### Recorded data
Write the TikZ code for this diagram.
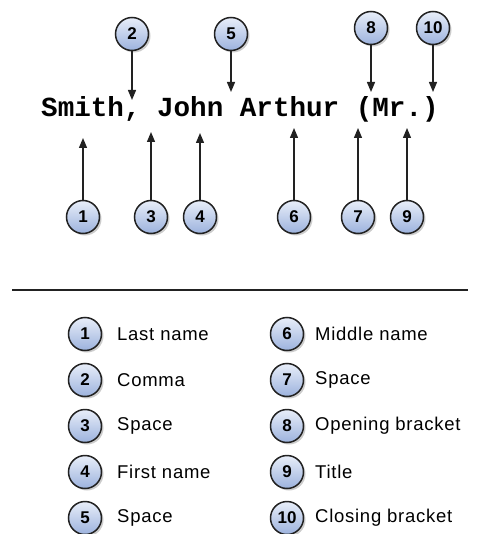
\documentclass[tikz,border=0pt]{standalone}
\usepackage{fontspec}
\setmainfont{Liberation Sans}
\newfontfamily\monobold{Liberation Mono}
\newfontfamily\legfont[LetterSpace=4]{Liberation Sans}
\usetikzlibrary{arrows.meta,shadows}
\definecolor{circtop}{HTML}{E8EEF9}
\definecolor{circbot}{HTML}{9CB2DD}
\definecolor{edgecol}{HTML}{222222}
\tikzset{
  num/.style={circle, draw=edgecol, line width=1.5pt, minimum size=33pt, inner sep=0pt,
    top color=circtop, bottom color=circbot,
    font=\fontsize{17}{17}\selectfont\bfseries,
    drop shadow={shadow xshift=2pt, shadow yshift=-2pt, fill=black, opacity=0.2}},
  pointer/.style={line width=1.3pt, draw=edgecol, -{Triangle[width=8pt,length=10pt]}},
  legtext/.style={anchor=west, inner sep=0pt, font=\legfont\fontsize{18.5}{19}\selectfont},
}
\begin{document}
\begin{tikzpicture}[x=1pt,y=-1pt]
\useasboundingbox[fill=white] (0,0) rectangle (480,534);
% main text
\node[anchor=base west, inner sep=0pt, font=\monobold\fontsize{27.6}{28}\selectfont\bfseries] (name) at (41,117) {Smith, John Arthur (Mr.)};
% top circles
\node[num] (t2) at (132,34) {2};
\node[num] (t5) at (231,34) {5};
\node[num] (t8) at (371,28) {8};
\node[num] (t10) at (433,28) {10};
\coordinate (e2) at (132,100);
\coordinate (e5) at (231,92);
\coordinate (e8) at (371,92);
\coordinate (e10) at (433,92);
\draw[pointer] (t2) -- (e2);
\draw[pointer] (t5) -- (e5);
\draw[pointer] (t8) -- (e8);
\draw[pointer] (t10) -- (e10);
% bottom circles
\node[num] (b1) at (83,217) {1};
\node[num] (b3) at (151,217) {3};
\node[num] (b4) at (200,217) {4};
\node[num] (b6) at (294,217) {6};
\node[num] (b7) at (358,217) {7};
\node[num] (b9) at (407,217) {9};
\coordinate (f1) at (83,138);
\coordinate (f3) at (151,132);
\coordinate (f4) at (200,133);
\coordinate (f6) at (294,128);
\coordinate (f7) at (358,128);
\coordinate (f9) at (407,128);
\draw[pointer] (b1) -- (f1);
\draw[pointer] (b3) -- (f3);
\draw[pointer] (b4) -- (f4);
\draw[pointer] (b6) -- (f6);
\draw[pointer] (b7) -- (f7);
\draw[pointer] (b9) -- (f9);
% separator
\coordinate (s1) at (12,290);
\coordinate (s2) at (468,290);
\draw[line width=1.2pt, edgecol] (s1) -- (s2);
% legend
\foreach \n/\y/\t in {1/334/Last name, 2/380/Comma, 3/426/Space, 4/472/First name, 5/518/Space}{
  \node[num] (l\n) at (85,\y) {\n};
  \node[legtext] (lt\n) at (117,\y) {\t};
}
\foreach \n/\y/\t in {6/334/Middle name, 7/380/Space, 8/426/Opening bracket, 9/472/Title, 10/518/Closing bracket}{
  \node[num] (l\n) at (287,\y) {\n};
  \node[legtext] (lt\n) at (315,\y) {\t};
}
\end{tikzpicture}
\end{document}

### What is asked
Reproduce all of the material above word for word. Omit the pictures.

### Task result
Write the TikZ code for this diagram.
\documentclass[tikz,border=0pt]{standalone}
\usepackage{fontspec}
\setmainfont{Liberation Sans}
\newfontfamily\monobold{Liberation Mono}
\newfontfamily\legfont[LetterSpace=4]{Liberation Sans}
\usetikzlibrary{arrows.meta,shadows}
\definecolor{circtop}{HTML}{E8EEF9}
\definecolor{circbot}{HTML}{9CB2DD}
\definecolor{edgecol}{HTML}{222222}
\tikzset{
  num/.style={circle, draw=edgecol, line width=1.5pt, minimum size=33pt, inner sep=0pt,
    top color=circtop, bottom color=circbot,
    font=\fontsize{17}{17}\selectfont\bfseries,
    drop shadow={shadow xshift=2pt, shadow yshift=-2pt, fill=black, opacity=0.2}},
  pointer/.style={line width=1.3pt, draw=edgecol, -{Triangle[width=8pt,length=10pt]}},
  legtext/.style={anchor=west, inner sep=0pt, font=\legfont\fontsize{18.5}{19}\selectfont},
}
\begin{document}
\begin{tikzpicture}[x=1pt,y=-1pt]
\useasboundingbox[fill=white] (0,0) rectangle (480,534);
% main text
\node[anchor=base west, inner sep=0pt, font=\monobold\fontsize{27.6}{28}\selectfont\bfseries] (name) at (41,117) {Smith, John Arthur (Mr.)};
% top circles
\node[num] (t2) at (132,34) {2};
\node[num] (t5) at (231,34) {5};
\node[num] (t8) at (371,28) {8};
\node[num] (t10) at (433,28) {10};
\coordinate (e2) at (132,100);
\coordinate (e5) at (231,92);
\coordinate (e8) at (371,92);
\coordinate (e10) at (433,92);
\draw[pointer] (t2) -- (e2);
\draw[pointer] (t5) -- (e5);
\draw[pointer] (t8) -- (e8);
\draw[pointer] (t10) -- (e10);
% bottom circles
\node[num] (b1) at (83,217) {1};
\node[num] (b3) at (151,217) {3};
\node[num] (b4) at (200,217) {4};
\node[num] (b6) at (294,217) {6};
\node[num] (b7) at (358,217) {7};
\node[num] (b9) at (407,217) {9};
\coordinate (f1) at (83,138);
\coordinate (f3) at (151,132);
\coordinate (f4) at (200,133);
\coordinate (f6) at (294,128);
\coordinate (f7) at (358,128);
\coordinate (f9) at (407,128);
\draw[pointer] (b1) -- (f1);
\draw[pointer] (b3) -- (f3);
\draw[pointer] (b4) -- (f4);
\draw[pointer] (b6) -- (f6);
\draw[pointer] (b7) -- (f7);
\draw[pointer] (b9) -- (f9);
% separator
\coordinate (s1) at (12,290);
\coordinate (s2) at (468,290);
\draw[line width=1.2pt, edgecol] (s1) -- (s2);
% legend
\foreach \n/\y/\t in {1/334/Last name, 2/380/Comma, 3/426/Space, 4/472/First name, 5/518/Space}{
  \node[num] (l\n) at (85,\y) {\n};
  \node[legtext] (lt\n) at (117,\y) {\t};
}
\foreach \n/\y/\t in {6/334/Middle name, 7/380/Space, 8/426/Opening bracket, 9/472/Title, 10/518/Closing bracket}{
  \node[num] (l\n) at (287,\y) {\n};
  \node[legtext] (lt\n) at (315,\y) {\t};
}
\end{tikzpicture}
\end{document}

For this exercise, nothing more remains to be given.